Je souhaite en souligner deux particulièrement, lesquels figurent dans le texte qui vient d'être voté par la plupart d'entre vous aujourd'hui. D'abord, nous avons trouvé un point d'équilibre en ce qui concerne les collectivités territoriales, et je connais votre attachement à ce sujet, monsieur le président. Les collectivités participeront à l'effort collectif de redressement, mais leur investissement sera préservé ; je salue le compromis trouvé sur ce point. Ensuite, nous avons fait le choix de préserver l'hôpital.
Ces deux choix ont un coût. C'est parce que les économies présentées ont été adoptées et que, je tiens à le saluer, vous en avez présenté d'autres que nous sommes en mesure de prévoir pour cette année un déficit cible de 5,4%, qui est crédible.
La nuit dernière, à une heure assez tardive, il y a eu un moment étonnant, car le déficit qui ressort du texte adopté par le Sénat est un chiffre technique : si l'on appliquait exactement le budget adopté par le Sénat, le déficit s'établirait à 5,3% du PIB. Mais ce chiffre n'a pas de réalité concrète, puisqu'il ne prend en compte ni la dégradation de la croissance intervenue depuis le début de l'examen du budget, ni le coût de la censure, ni les recettes décidées dans la première partie du PLF mais non mises en œuvre, ni les économies décidées dans la seconde partie du texte mais qui ne sont pas encore entrées en application.

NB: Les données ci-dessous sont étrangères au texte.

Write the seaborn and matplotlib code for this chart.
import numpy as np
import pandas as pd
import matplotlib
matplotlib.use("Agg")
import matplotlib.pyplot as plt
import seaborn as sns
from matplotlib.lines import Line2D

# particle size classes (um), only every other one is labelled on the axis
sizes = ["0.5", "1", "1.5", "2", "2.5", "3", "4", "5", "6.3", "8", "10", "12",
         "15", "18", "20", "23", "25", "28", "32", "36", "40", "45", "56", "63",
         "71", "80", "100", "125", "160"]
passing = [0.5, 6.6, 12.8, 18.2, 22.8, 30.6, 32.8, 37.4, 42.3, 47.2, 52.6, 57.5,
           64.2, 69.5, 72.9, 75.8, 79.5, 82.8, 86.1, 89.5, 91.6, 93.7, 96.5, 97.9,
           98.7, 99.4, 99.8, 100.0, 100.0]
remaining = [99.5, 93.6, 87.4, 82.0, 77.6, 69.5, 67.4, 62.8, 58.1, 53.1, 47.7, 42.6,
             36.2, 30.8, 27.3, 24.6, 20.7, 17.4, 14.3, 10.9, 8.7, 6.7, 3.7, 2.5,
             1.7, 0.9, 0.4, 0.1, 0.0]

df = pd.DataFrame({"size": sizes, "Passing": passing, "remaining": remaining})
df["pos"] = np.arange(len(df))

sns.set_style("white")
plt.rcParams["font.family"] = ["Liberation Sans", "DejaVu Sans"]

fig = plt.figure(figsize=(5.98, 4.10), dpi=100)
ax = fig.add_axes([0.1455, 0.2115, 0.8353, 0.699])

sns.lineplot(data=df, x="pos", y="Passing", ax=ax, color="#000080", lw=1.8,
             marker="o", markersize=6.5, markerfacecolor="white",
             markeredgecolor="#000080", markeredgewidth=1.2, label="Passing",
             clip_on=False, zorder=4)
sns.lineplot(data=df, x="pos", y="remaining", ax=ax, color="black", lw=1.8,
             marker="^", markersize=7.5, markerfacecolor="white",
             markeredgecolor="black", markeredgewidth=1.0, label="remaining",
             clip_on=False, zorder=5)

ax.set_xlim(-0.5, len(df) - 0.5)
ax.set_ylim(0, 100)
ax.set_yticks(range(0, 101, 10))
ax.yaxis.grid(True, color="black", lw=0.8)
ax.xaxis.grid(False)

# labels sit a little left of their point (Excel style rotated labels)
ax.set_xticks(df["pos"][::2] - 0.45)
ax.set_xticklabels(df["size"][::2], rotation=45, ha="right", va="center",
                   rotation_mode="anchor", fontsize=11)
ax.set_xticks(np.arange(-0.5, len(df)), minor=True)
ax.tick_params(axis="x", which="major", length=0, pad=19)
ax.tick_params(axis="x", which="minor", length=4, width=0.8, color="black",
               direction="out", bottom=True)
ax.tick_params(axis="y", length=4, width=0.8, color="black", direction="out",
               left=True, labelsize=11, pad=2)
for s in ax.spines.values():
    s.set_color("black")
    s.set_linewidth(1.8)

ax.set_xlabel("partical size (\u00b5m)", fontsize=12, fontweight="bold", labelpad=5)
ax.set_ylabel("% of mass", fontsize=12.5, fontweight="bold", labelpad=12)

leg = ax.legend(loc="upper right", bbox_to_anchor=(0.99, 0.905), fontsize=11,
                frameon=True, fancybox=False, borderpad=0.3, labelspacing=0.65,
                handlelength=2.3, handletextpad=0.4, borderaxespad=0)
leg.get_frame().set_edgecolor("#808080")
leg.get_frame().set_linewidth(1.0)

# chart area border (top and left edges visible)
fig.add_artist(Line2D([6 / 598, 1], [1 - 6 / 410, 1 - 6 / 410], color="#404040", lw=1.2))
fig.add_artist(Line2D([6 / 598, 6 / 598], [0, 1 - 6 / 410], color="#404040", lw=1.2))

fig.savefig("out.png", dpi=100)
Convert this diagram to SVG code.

Cela dit, je tiens à me réjouir de deux éléments. D'abord, grâce à votre travail, à notre travail collectif, cette copie acte bien une réduction, en valeur, des dépenses de l'État et de ses opérateurs de près de 2%. C'est un effort inédit, mais cela reste un effort : ce sera difficile, ce sera exigeant. Ensuite, nous avons tâché de quantifier cet effort sans dégrader les services ni les missions publics, en recherchant l'efficacité et des transformations.
Cet objectif est conforme à la vision du Gouvernement, mais il reste encore beaucoup d'ajustements à faire pour que ces économies soient inscrites dans des missions, dans les actions des ministères, afin de les rendre opérationnelles, effectives, de sorte que ce que vous avez décidé ait un sens dans la réalité des Français.
C'est la raison pour laquelle la réunion de la commission mixte paritaire de jeudi prochain est primordiale, essentielle. C'est dans cette instance, où le Gouvernement n'intervient plus, où le Parlement est souverain et a le dernier mot, que se construira le compromis d'un budget pour notre pays, pour conforter notre souveraineté nationale, notre souveraineté financière, pour retrouver la confiance.
Pour avoir été moi-même parlementaire dans l'autre assemblée pendant deux ans, chargée notamment de coordonner la conduite des travaux budgétaires et financiers à l'Assemblée nationale au sein de la majorité de l'époque, je mesure à quel point la façon dont l'examen du texte s'est déroulé était perfectible : nos amendements sont arrivés tard, rendant leur discussion difficile. Je tiens donc à vous assurer, au nom du ministre de l'économie et des finances, du ministre délégué chargé des relations avec le Parlement et de moi-même, de notre engagement pour que le prochain budget, si c'est nous qui vous le présentons, soit élaboré dans des conditions très différentes, plus respectueuses de vos délais de travail et de la qualité des débats.
Pour élaborer le budget de 2026, nous aurons d'ailleurs besoin de vos travaux. La création d'une commission d'enquête sénatoriale sur les agences et les opérateurs est envisagée ; cela nous aidera. De nombreux autres travaux ont été annoncés hier soir, notamment sur la répartition de la fiscalité des éoliennes ; c'est précieux. Tous ces travaux nous seront utiles, parce qu'il faudra chercher de nouveaux compromis, de nouveaux accords.
Enfin, l'exécution de ce projet de loi de finances, en espérant qu'il aille au terme du parcours parlementaire et qu'il soit promulgué, sera pour moi une priorité essentielle. La confiance des parlementaires et des Français, que nous devons retrouver, passera par la transparence de l'exécution, mois par mois, de ce budget, afin d'éviter toute surprise ; tout événement imprévu sera partagé avec vous le plus rapidement possible.
Monsieur le président, monsieur le président de la commission des finances, monsieur le rapporteur général, mesdames les sénatrices, messieurs les sénateurs, je vous remercie de votre vigilance, de votre exigence, de votre rigueur. Nous avons franchi une étape, il en reste beaucoup d'autres, mais vous pouvez compter sur notre engagement. (Applaudissements sur les travées des groupes RDPI, INDEP, RDSE, UC et Les Républicains.)